Agaricus bisporus, commonly known as portobello, is one of the most popular strains of mushroom grown in the United States. The common button and cremini are actually the same strain of brown mushroom, but the gills have not been allowed to open before harvesting. Portobello mushrooms are allowed to mature and harvested later than button or cremini. Agaricus bisporus is a flavorful addition to salads, soups, sauces and stir-fry. Low in calories and high in flavor and nutrients, tasty mushrooms can be easily cultivated by the home gardener.
Order mushroom spawn online or from local mushroom growers. Agaricus bisporus (portobella, cremini and white button mushrooms) grow from microscopic spores, not seeds. Spores are collected in the laboratory and used to inoculate grains or seed to produce a product known as spawn, the gardener’s equivalent of seed. You will require approximately two cups of spawn for a every 6 to 8 feet of growing tray. After you purchase mushroom spawn, you’ll have to create the medium or bed for the mushrooms to grow in.
Prepare a growing media of equal parts organic compost, well-aged herbivore manure (cow, horse, chicken, goat, sheep, llama) and peat moss. Mushrooms obtain all of their required growth nutrients from organic matter in the growing medium.
Grow mushrooms indoors in a growing tray. Trays should be at least 8 inches deep to contain the growing medium. Locate growing trays in a dark room where you can maintain a temperature of between 55 and 70 degrees Fahrenheit.
Fill growing trays to within 2 inches of the lip with moist organic compost. Carefully sprinkle the spores evenly onto the compost and press down firmly. Keep the trays uniformly moist and in the dark until fine white webbing (mycelium) begins to appear on the surface of the growing media.
Cover growing trays with a 1 to 2 inch layer of damp peat moss, topped with a thick layer of damp newspaper. Mist the newspaper daily for 7 to 14 days while maintaining a temperature in the growing room of 55 degrees Fahrenheit. When pinheads of young mushrooms develop, remove the newspaper and raise the temperature to 65 degrees Fahrenheit.
Continue daily misting as the mushrooms mature. Button sized mushroom can be harvested when they are about the size of a dime. If allowed to grow and develop, mushrooms can be harvested at the cremini stage of 2 to 3 inch wide caps. Cremini mushrooms are picked before the gills of the mushroom begin to open. If you wish to harvest portobellos, delay harvesting until the gills of the mushroom open and the caps have developed to 4 to 6 inches in size.

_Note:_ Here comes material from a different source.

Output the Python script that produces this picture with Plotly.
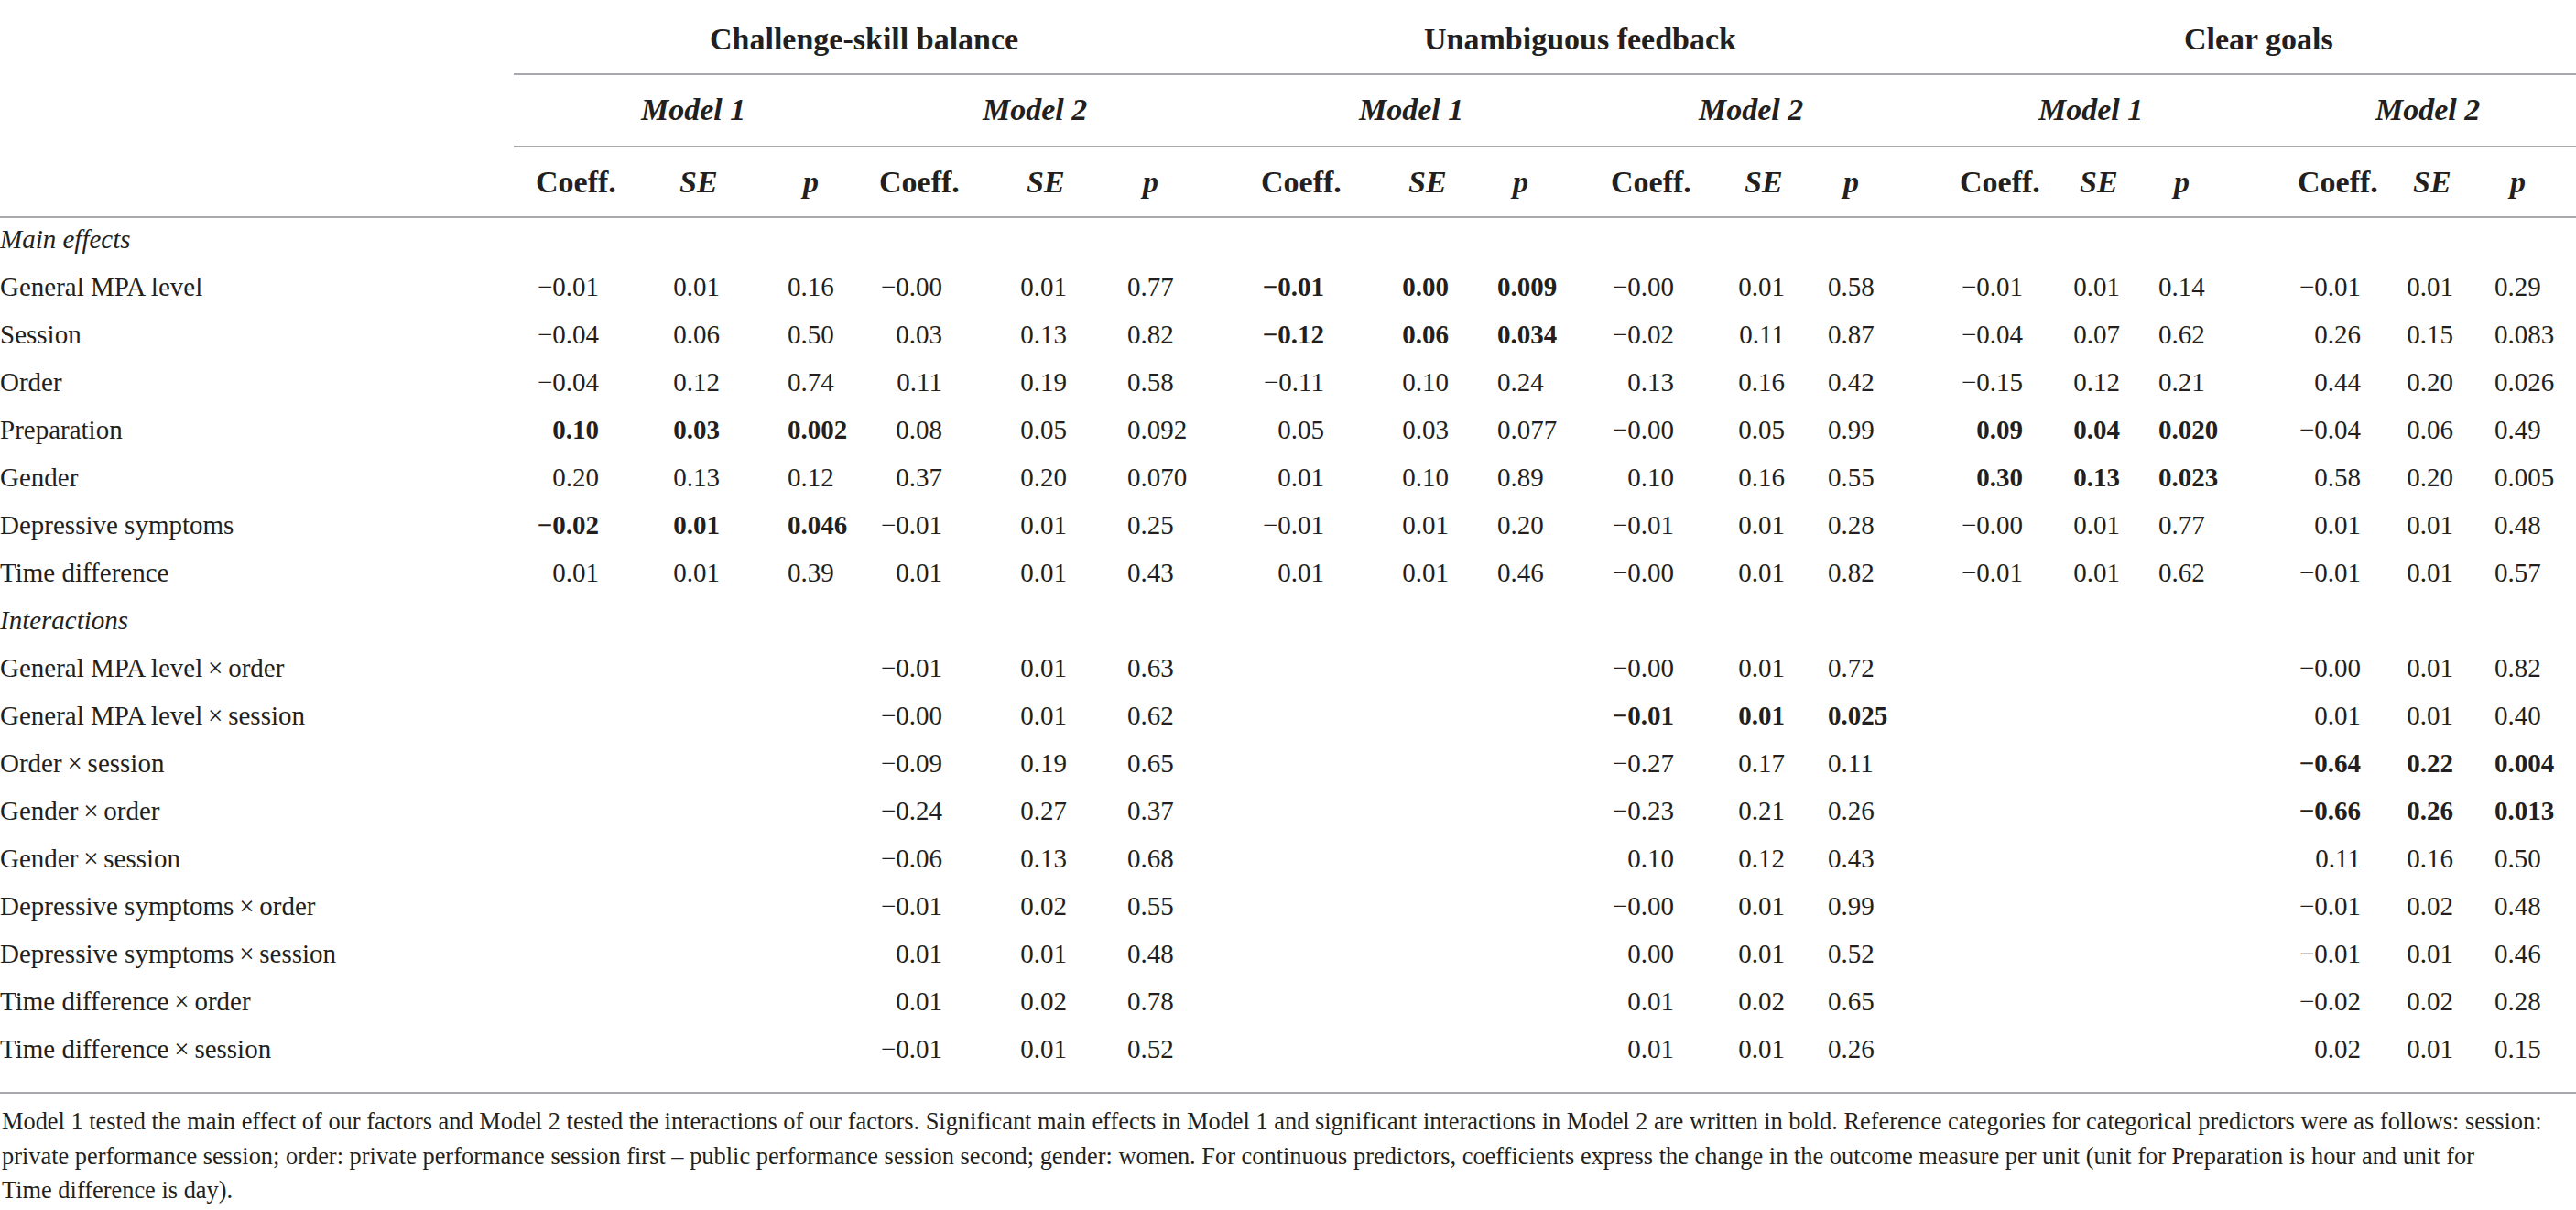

Mushrooms are perishable. To keep them longest, its best to refrigerate them, unwashed. Under refrigeration they will stay fresh seven to ten days. Fresh mushrooms can be broiled, sauteed, grilled, braised, stewed, or deep-fried. A bountiful harvest can be preserved by canning, pickling, drying and grinding the dry mushrooms into powder to add to soups, stews and sauces.
Keep growing medium uniformly moist at all time. If allowed to dry out, mushroom spawn will die.